Gunning v. Heron

Raney, C. J.:

Heron lias sued Gunning, the declaration being in the common counts. The third plea is intended as one of payment to the entire cause of action, except the sum of $92.43, and though, at least, inartificially drawn in that it pleads the receipts or evidences of payment with the denial of the indebtedness, instead of the fact of payment, it cannot be regarded as frivolous. Though a receipt may be shown to have been given through mistake, or to be, for other reasons, of no effect as to the creditor or the claim he asserts, yet a genuine receipt is prima facie evidence of the settlement of the claim covered by it. This plea being evidently intended as one of payment, and consequently one of new matter, the plaintiff, if he proposed to treat it as issuable, should under the practice in this State, have replied to it before going to trial, as he did when he was in default in pleading and in the absence of the defendant, and as if he had joined issue on the pleas. Benbow vs. Marquis, 17 Fla., 441; McKinnon vs. McCollom, 6 Fla., 376; Livingston vs.
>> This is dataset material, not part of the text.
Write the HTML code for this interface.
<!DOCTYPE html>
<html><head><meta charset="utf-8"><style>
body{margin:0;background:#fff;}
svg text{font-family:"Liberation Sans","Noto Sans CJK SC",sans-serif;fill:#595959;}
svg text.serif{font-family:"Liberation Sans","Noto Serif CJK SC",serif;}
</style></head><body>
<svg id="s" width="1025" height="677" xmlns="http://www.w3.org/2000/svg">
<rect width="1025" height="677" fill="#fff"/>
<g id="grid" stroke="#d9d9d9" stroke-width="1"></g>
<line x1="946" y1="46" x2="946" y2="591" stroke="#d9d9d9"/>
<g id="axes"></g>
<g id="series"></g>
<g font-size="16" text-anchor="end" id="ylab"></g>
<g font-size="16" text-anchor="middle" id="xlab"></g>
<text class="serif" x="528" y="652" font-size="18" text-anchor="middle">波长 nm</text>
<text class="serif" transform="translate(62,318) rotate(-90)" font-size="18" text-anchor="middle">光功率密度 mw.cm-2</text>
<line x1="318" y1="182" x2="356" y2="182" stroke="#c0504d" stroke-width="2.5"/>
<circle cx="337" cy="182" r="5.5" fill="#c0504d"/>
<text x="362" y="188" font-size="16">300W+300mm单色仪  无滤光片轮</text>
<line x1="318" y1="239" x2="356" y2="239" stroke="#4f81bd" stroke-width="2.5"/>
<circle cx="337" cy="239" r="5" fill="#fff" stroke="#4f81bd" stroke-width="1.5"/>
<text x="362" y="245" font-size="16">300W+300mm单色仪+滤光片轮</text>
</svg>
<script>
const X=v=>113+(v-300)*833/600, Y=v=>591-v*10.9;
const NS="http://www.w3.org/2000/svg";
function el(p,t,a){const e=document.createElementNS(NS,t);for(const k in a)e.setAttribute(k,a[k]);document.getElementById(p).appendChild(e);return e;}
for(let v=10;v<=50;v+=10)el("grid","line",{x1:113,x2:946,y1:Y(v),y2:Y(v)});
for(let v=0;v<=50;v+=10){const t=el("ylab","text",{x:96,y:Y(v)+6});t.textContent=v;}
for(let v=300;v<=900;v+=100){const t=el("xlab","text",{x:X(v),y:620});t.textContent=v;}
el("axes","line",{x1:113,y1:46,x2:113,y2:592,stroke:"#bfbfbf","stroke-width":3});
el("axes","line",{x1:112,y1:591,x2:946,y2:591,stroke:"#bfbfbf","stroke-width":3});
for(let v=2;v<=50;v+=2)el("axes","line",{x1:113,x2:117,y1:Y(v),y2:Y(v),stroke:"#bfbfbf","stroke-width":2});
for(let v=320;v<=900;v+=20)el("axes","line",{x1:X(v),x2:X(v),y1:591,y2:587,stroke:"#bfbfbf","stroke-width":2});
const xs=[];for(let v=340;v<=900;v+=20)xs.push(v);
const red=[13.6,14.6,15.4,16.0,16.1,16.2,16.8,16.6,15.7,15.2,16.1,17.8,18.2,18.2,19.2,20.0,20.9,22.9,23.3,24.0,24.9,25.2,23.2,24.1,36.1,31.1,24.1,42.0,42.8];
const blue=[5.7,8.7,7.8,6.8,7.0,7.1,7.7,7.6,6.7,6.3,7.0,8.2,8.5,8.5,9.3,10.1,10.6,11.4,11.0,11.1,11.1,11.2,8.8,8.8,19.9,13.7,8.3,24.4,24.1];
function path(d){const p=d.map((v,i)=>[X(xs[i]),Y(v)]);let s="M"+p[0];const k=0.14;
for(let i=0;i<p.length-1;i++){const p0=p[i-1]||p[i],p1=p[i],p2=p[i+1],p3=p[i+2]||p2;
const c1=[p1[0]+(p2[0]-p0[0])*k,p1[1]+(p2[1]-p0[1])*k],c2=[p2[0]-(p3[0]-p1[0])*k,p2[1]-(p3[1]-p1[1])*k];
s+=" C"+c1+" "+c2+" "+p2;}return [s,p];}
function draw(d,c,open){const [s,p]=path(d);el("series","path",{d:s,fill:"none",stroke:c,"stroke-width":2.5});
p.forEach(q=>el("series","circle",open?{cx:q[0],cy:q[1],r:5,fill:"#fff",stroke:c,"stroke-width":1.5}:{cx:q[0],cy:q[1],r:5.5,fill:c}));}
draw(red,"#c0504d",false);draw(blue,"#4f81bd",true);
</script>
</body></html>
L’Engle, 22 Fla., 427.

It is suggested in the brief of plaintiff in error that judgment may be entered in this court in favor of defendant in *849error for the sura of $92.43. If the plaintiff Heron desires he may, in view of the suggestion stated, enter a remittitur of the amount of the judgment over and above the sum of $92.43, within thirty days after the filing of the mandate in the clerk’s office of the Circuit Court of Orange county, and upon the same being so entered there the judgment of that court will stand for said sum of $92.43 and costs, as of the date of the entry of said judgment, to be enforced according to law, but in default of his filing said remittitur, the judgment and verdict will be held to be set aside, and the case will stand in that court for further proceedings consistent with this opinion and conformable to law.